_INFORMATION SUPPLIED_:
<<<<

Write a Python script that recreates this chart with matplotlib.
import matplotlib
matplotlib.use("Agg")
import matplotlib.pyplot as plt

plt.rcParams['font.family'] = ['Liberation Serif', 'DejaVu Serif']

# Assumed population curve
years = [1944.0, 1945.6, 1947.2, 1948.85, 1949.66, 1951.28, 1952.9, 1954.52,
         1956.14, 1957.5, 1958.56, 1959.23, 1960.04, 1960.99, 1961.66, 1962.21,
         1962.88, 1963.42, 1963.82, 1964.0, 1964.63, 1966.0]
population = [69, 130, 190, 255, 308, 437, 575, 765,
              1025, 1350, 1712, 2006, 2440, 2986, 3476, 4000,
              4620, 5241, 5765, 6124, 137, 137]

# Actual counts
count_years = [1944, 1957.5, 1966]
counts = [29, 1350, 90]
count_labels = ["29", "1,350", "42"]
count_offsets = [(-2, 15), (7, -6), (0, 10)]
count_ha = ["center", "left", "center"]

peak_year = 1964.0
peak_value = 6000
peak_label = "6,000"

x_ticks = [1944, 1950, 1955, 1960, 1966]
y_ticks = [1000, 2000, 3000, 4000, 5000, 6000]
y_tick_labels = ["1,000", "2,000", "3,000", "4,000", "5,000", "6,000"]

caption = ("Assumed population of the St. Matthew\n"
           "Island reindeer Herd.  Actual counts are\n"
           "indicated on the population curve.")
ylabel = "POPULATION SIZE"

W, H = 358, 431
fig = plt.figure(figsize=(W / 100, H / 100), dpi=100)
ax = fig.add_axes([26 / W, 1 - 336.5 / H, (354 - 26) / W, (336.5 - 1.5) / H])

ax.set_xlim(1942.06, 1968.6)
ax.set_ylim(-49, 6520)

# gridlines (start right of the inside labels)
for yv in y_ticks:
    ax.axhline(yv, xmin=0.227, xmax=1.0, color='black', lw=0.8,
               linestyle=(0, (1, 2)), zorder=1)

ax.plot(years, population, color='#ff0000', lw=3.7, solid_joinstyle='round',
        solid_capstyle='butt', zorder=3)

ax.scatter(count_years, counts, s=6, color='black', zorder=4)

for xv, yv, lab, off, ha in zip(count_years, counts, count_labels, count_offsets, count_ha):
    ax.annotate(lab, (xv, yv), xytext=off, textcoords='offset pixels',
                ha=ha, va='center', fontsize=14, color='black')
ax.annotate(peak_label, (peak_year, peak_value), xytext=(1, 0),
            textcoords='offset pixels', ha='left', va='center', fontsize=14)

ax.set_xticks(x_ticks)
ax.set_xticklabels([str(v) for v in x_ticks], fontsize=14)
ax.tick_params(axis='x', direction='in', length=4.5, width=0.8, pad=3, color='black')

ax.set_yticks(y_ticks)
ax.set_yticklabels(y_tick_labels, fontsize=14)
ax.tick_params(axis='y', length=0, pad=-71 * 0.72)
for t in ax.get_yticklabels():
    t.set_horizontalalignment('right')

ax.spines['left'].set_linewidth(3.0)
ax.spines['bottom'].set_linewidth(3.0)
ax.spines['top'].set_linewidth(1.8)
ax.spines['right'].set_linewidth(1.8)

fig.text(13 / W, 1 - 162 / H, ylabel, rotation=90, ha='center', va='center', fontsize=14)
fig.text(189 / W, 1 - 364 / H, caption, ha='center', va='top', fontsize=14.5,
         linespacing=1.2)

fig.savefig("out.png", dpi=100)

>>>>
<<<<

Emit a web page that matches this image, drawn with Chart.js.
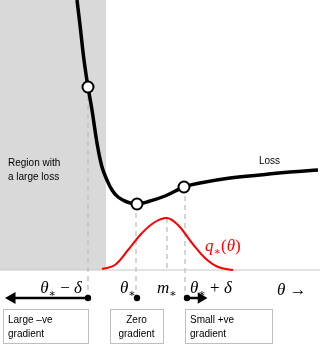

>>>>

_EXERCISE OBJECTIVE_: Repeat the entries above verbatim, but only from the line that has "Write a Python" down to the line that has "linestyle=(0, (1, 2)), zorder=1)", inclusive.

_EXERCISE SOLUTION_:
Write a Python script that recreates this chart with matplotlib.
import matplotlib
matplotlib.use("Agg")
import matplotlib.pyplot as plt

plt.rcParams['font.family'] = ['Liberation Serif', 'DejaVu Serif']

# Assumed population curve
years = [1944.0, 1945.6, 1947.2, 1948.85, 1949.66, 1951.28, 1952.9, 1954.52,
         1956.14, 1957.5, 1958.56, 1959.23, 1960.04, 1960.99, 1961.66, 1962.21,
         1962.88, 1963.42, 1963.82, 1964.0, 1964.63, 1966.0]
population = [69, 130, 190, 255, 308, 437, 575, 765,
              1025, 1350, 1712, 2006, 2440, 2986, 3476, 4000,
              4620, 5241, 5765, 6124, 137, 137]

# Actual counts
count_years = [1944, 1957.5, 1966]
counts = [29, 1350, 90]
count_labels = ["29", "1,350", "42"]
count_offsets = [(-2, 15), (7, -6), (0, 10)]
count_ha = ["center", "left", "center"]

peak_year = 1964.0
peak_value = 6000
peak_label = "6,000"

x_ticks = [1944, 1950, 1955, 1960, 1966]
y_ticks = [1000, 2000, 3000, 4000, 5000, 6000]
y_tick_labels = ["1,000", "2,000", "3,000", "4,000", "5,000", "6,000"]

caption = ("Assumed population of the St. Matthew\n"
           "Island reindeer Herd.  Actual counts are\n"
           "indicated on the population curve.")
ylabel = "POPULATION SIZE"

W, H = 358, 431
fig = plt.figure(figsize=(W / 100, H / 100), dpi=100)
ax = fig.add_axes([26 / W, 1 - 336.5 / H, (354 - 26) / W, (336.5 - 1.5) / H])

ax.set_xlim(1942.06, 1968.6)
ax.set_ylim(-49, 6520)

# gridlines (start right of the inside labels)
for yv in y_ticks:
    ax.axhline(yv, xmin=0.227, xmax=1.0, color='black', lw=0.8,
               linestyle=(0, (1, 2)), zorder=1)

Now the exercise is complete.